Dix ans s'étaient écoulés. Le Patient 13 ne savait pas s'il était vraiment prêt mais, maintenant, il ne servait plus à rien de différer encore l'ultime confrontation avec le maître-conquérant du Rêve. À l'aide de la Soie de Demian, qui avait pourtant été tissé afin de lui rendre hommage, le Patient 13 entendait bien mettre un terme définitif au règne et aux conquêtes d'Ojiakw-A'nihlea'.

Et, contre toute attente, ce combat n'en fut pas un. La Patiente, la Soie de Demian, ne pur finalement que s'incliner devant son ancien maître. Il lui fut impossible d'accorder ses pouvoirs au Patient 13. Après des millénaires, elle restait soumise à Ojiakw-A'nihlea'. Le combat ne fut même pas bref. L'âme du Patient 13 fut d'abord littéralement gelée, malgré le rituel de Lewis Sangre, puis déchirée par le dieu. En quelques instants, il ne restait plus rien du rêveur qu'on ne put enfermer dans une geôle onirique.

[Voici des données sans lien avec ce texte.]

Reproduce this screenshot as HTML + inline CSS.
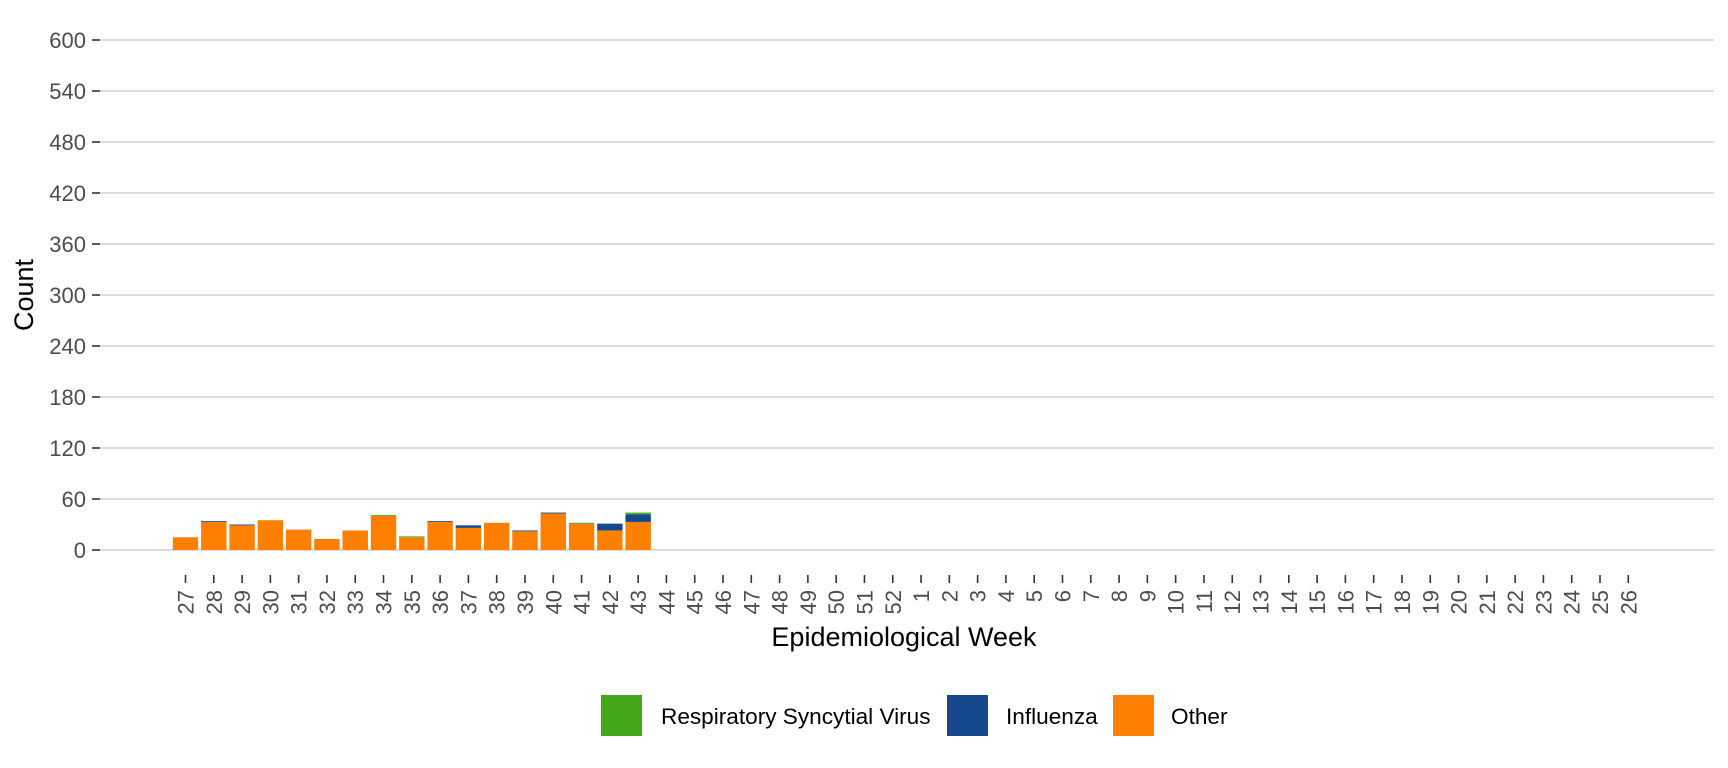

La puissance d'Ojiakw-A'nihlea' et de ses serviteurs, que ce soit dans le Rêve et l’Éveil, venait d'être réaffirmer avec force. C'était une leçon donnée à tous ceux qui avaient osé espérer. Maintenant, plus personne n'oserait rêver de faire obstacle aux conquêtes d'Ojiakw-A'nihlea' avant longtemps. Lui et ses serviteurs allaient régner sur le Rêves et ce d'autant plus facilement qu'il faudrait longtemps avant que d'autres rêveurs prennent le risque de s'aventurer dans ces territoires.

Le règne d'Ojiakw-A'nihlea' sur ls territoires oniriques ne sera pas éternel, mais il durera encore longtemps...


la Soie de Demian rejoignit les trésors et artefacts des serviteurs d'Ojiakw-A'nihlea'. Pourtant, aucun rêveur n'osa s'en servir. Le combat contre le Patient 13 fut bref mais intense. Si intense que le visage du Patient 13 demeure toujours imprimé sur la Soie. On dit, mais rien n'est sûr, que son âme y est également enfermée.


Et les ères passèrent. Et comme le monde de Thanatrauma, Hessehazen et du Papillon prit fin, le monde de Lewis Sangre et du Patient 13 prit fin également. Tous sombrèrent dans l'oubli. Un autre monde naquit. D'autres hommes foulèrent son sol. D'autres hommes se mirent à rêver. D'autres hommes acquirent la connaissance de l'existence de la Soie de Demian et partir à sa recherche.

Murée dans le silence et ne pouvant rêver durant si longtemps, la Soie de Demian était devenue folle à son tour. Aussi, elle n'offrit que des visions kaléidoscopiques, fragmentées et insensées à celui qui finit par la trouver. Ce rêveur était le descendant d'une longue lignée. Chassé par les siens en raison de son allégeance envers de sombres divinités, il recherchait la Soie de Demian dont on disait qu'un de ses ancêtres l'avait eu en sa possession. Il la voulait. Il voulait rêver, conquérir et se venger. Il ne comprit pas grand chose des visions qui lui donna la Soie de Demian. Il lui faudrait du temps avant de pouvoir se servir de toutes les connaissances qu'elle contenait. Toutefois, une chose était sûre, la Soie avait bien été la possession d'un de ses ancêtres. Ainsi il prit le nom de Patient 14.